Hollywood Master: Michael Mann

Kicking off the second season of The Hollywood Masters series, presented by LMU SFTV, Stephen Galloway welcomed legendary director, writer and producer Michael Mann on September 17, 2014. Mann’s credits span both film and television and his fascination with the complexities of human behavior and the criminal underworld have long been a driving force in his work. As Mann told the audience, “Film directors who come from the streets of Chicago don’t make comedies.”

Becoming a Filmmaker

Mann grew up in a working class family in Chicago and attended the University of Wisconsin where he participated in civil rights marches, leading him to discover that he wanted to be a filmmaker. He eventually received his Master’s degree from the London Film School. “I’m well-suited to the work because I’m driven to have adventure and I’m curious about how life really is for someone. I don’t like being in one place for very long and filmmaking allows for periods of both collaborating and working alone.”

The Crime World

Research for his TV movie, The Jericho Mile, and his theatrical film, Manhunter, gave Mann an up close view of the prison world and serial killers. “My expectations were challenged when I did research inside Folsom Prison. The prisoners were actually very self-possessed and expressed their individuality. In prison, all the dynamics of the outside world were compressed and on steroids.” Mann’s correspondence with imprisoned murderer Dennis Wayne Wallace had a huge influence on the Manhunter script. “As a child, Wallace was a victim of horrible abuse, but as an adult, he is 100 percent responsible for his actions. Both things are true even though they oppose one another and that’s what makes life and human beings so complex.”

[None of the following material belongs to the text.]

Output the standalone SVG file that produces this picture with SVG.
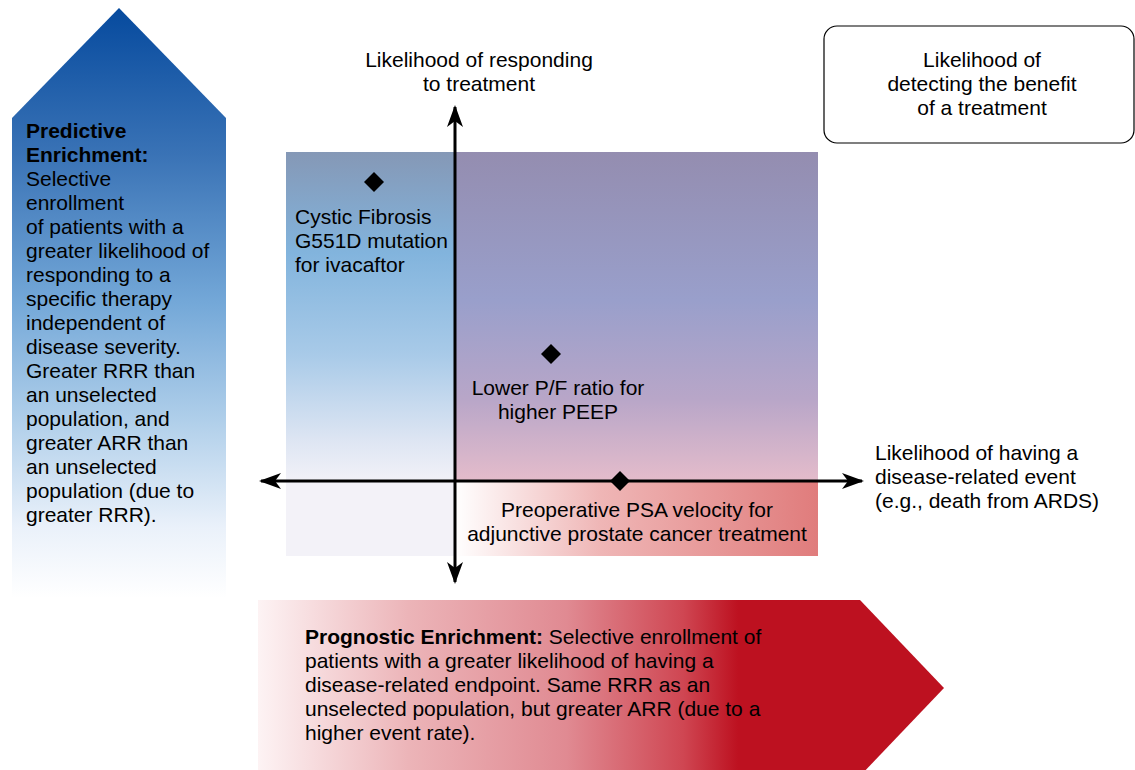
<svg xmlns="http://www.w3.org/2000/svg" width="1135" height="770" viewBox="0 0 1135 770">
  <style>
    text { font-family: "Liberation Sans", Arial, Helvetica, sans-serif; font-size: 21px; fill: #000; }
    .b { font-weight: bold; }
    .c { text-anchor: middle; }
    .axis { stroke: #000; stroke-width: 3; fill: none; }
    .dot { fill: #000; }
  </style>
  <defs>
    <linearGradient id="blueArrow" x1="0" y1="0" x2="0" y2="1">
      <stop offset="0" stop-color="#064a9e"/>
      <stop offset="0.25" stop-color="#3a73b6"/>
      <stop offset="0.5" stop-color="#74a8d8"/>
      <stop offset="0.7" stop-color="#b0cfea"/>
      <stop offset="0.88" stop-color="#eaf1fa"/>
      <stop offset="1" stop-color="#ffffff"/>
    </linearGradient>
    <linearGradient id="redArrow" x1="0" y1="0" x2="1" y2="0">
      <stop offset="0" stop-color="#fdf3f4"/>
      <stop offset="0.22" stop-color="#ecb4b8"/>
      <stop offset="0.45" stop-color="#e08a92"/>
      <stop offset="0.62" stop-color="#cf4652"/>
      <stop offset="0.7" stop-color="#bd1120"/>
      <stop offset="1" stop-color="#bd1120"/>
    </linearGradient>
    <linearGradient id="leftCol" x1="0" y1="0" x2="0" y2="1">
      <stop offset="0" stop-color="#8598b6"/>
      <stop offset="0.25" stop-color="#82b4dd"/>
      <stop offset="0.5" stop-color="#a8cae8"/>
      <stop offset="0.72" stop-color="#dfe6f3"/>
      <stop offset="0.82" stop-color="#f3f2f8"/>
      <stop offset="1" stop-color="#f3f2f8"/>
    </linearGradient>
    <linearGradient id="rightTop" x1="0" y1="0" x2="0" y2="1">
      <stop offset="0" stop-color="#948db0"/>
      <stop offset="0.45" stop-color="#999fcb"/>
      <stop offset="0.75" stop-color="#b8a6c8"/>
      <stop offset="1" stop-color="#e4bccb"/>
    </linearGradient>
    <linearGradient id="rightBottom" x1="0" y1="0" x2="1" y2="0">
      <stop offset="0" stop-color="#ffffff"/>
      <stop offset="0.4" stop-color="#efb6b6"/>
      <stop offset="1" stop-color="#e07c7c"/>
    </linearGradient>
    <marker id="arr" viewBox="0 0 22 16" refX="20" refY="8" markerWidth="22" markerHeight="16" markerUnits="userSpaceOnUse" orient="auto-start-reverse">
      <path d="M0,0 L22,8 L0,16 L6,8 Z" fill="#000"/>
    </marker>
  </defs>

  <g id="predictive-enrichment">
    <polygon points="12,118 119,8 226,118 226,598 12,598" fill="url(#blueArrow)"/>
    <text x="26" y="138"><tspan class="b">Predictive</tspan><tspan class="b" x="26" dy="24">Enrichment:</tspan><tspan x="26" dy="24">Selective</tspan><tspan x="26" dy="24">enrollment</tspan><tspan x="26" dy="24">of patients with a</tspan><tspan x="26" dy="24">greater likelihood of</tspan><tspan x="26" dy="24">responding to a</tspan><tspan x="26" dy="24">specific therapy</tspan><tspan x="26" dy="24">independent of</tspan><tspan x="26" dy="24">disease severity.</tspan><tspan x="26" dy="24">Greater RRR than</tspan><tspan x="26" dy="24">an unselected</tspan><tspan x="26" dy="24">population, and</tspan><tspan x="26" dy="24">greater ARR than</tspan><tspan x="26" dy="24">an unselected</tspan><tspan x="26" dy="24">population (due to</tspan><tspan x="26" dy="24">greater RRR).</tspan></text>
  </g>

  <g id="prognostic-enrichment">
    <polygon points="258,600 860,600 944,688 860,776 258,776" fill="url(#redArrow)"/>
    <text x="305" y="644"><tspan class="b">Prognostic Enrichment:</tspan> Selective enrollment of<tspan x="305" dy="24">patients with a greater likelihood of having a</tspan><tspan x="305" dy="24">disease-related endpoint. Same RRR as an</tspan><tspan x="305" dy="24">unselected population, but greater ARR (due to a</tspan><tspan x="305" dy="24">higher event rate).</tspan></text>
  </g>

  <g id="quadrant">
    <rect x="286" y="152" width="169" height="404" fill="url(#leftCol)"/>
    <rect x="455" y="152" width="363" height="329" fill="url(#rightTop)"/>
    <rect x="455" y="481" width="363" height="75" fill="url(#rightBottom)"/>
  </g>

  <g id="benefit-box">
    <rect x="824" y="26" width="310" height="117" rx="13" ry="13" fill="#fff" stroke="#000" stroke-width="1.2"/>
    <text class="c" x="982" y="67">Likelihood of<tspan x="982" dy="24">detecting the benefit</tspan><tspan x="982" dy="24">of a treatment</tspan></text>
  </g>

  <g id="connectors">
    <line class="axis" x1="455" y1="582" x2="455" y2="107" marker-start="url(#arr)" marker-end="url(#arr)"/>
    <line class="axis" x1="261" y1="481" x2="862" y2="481" marker-start="url(#arr)" marker-end="url(#arr)"/>
  </g>

  <g id="axis-y-label">
    <text class="c" x="479" y="67">Likelihood of responding<tspan x="479" dy="24">to treatment</tspan></text>
  </g>
  <g id="axis-x-label">
    <text x="875" y="460">Likelihood of having a<tspan x="875" dy="24">disease-related event</tspan><tspan x="875" dy="24">(e.g., death from ARDS)</tspan></text>
  </g>

  <g id="cystic-fibrosis">
    <polygon class="dot" points="374,172 384,182 374,192 364,182"/>
    <text x="295" y="224">Cystic Fibrosis<tspan x="295" dy="24">G551D mutation</tspan><tspan x="295" dy="24">for ivacaftor</tspan></text>
  </g>
  <g id="pf-ratio">
    <polygon class="dot" points="551,344 561,354 551,364 541,354"/>
    <text class="c" x="558" y="395">Lower P/F ratio for<tspan x="558" dy="24">higher PEEP</tspan></text>
  </g>
  <g id="psa-velocity">
    <polygon class="dot" points="620,471 630,481 620,491 610,481"/>
    <text class="c" x="637" y="517">Preoperative PSA velocity for<tspan x="637" dy="24">adjunctive prostate cancer treatment</tspan></text>
  </g>
</svg>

One of Mann’s most successful projects is the groundbreaking and influential TV series Miami Vice known for its different look and feel from traditional cop shows and its heavy integration of music and visual effects in storytelling. “I stumbled into it. I was sent the script for a two-hour pilot called Gold Coast and I wanted to make it a movie but that didn’t work out so we kept it as a TV show that eventually became Miami Vice.”

Heat

Galloway asked Mann if it scared him to work with two of the biggest icons in acting (Al Pacino and Robert DeNiro). “I was too busy to be scared,” Mann responded, “but I knew that I never wanted to rehearse their famous ‘face to face’ scene in the diner. The three of us would talk through the scene and sketch out what it means but we were all smart enough to keep it fresh. I knew there’d be an organic unity between the two of them so we had a two-camera, over the shoulder setup on each of them with intimate lighting and tight shots; take 11 is what ended up in the film.”

The Insider

“The fact that Jeffrey Wigand wasn’t a saint is what interested me about that story. Pacino’s character, Lowell Bergman, didn’t like Wigand but he still wanted to protect him because he knew it was the right thing to do. I recorded my conversations with Mike Wallace so some of the film’s dialogue is from that but Wallace didn’t want the film made.”

Collateral

“When it came to me, I thought it was a bad script but it had beautiful bones so I rewrote it. The script was originally going to star Russell Crowe and Adam Sandler and, at one point, a woman was going to be cast in the hit man role but I realized that I was more interested in the idea than whether it was the best choice for the movie.”

His Upcoming Film, Blackhat

“Blackhat is a term for hackers who write malicious code. I started working on it two years ago and was intrigued by the Stuxnet virus that invaded Iran’s Natanz nuclear facility. The scariest part about doing research was talking to people in Washington and discovering how vulnerable we are.”

While Mann wears many hats, he says his approach is always the same whether he’s writing, directing or producing. “I wish I could be a journeyman director because I love shooting but I’m not built that way. I find myself drawn to real life stories because I find what happens in reality to be more fascinating than what I can make up myself.”

The Hollywood Masters is a new series that examines the careers of Oscar-winning filmmakers and successful executives, with The Hollywood Reporters Stephen Galloway and presented by LMU School of Film and Television.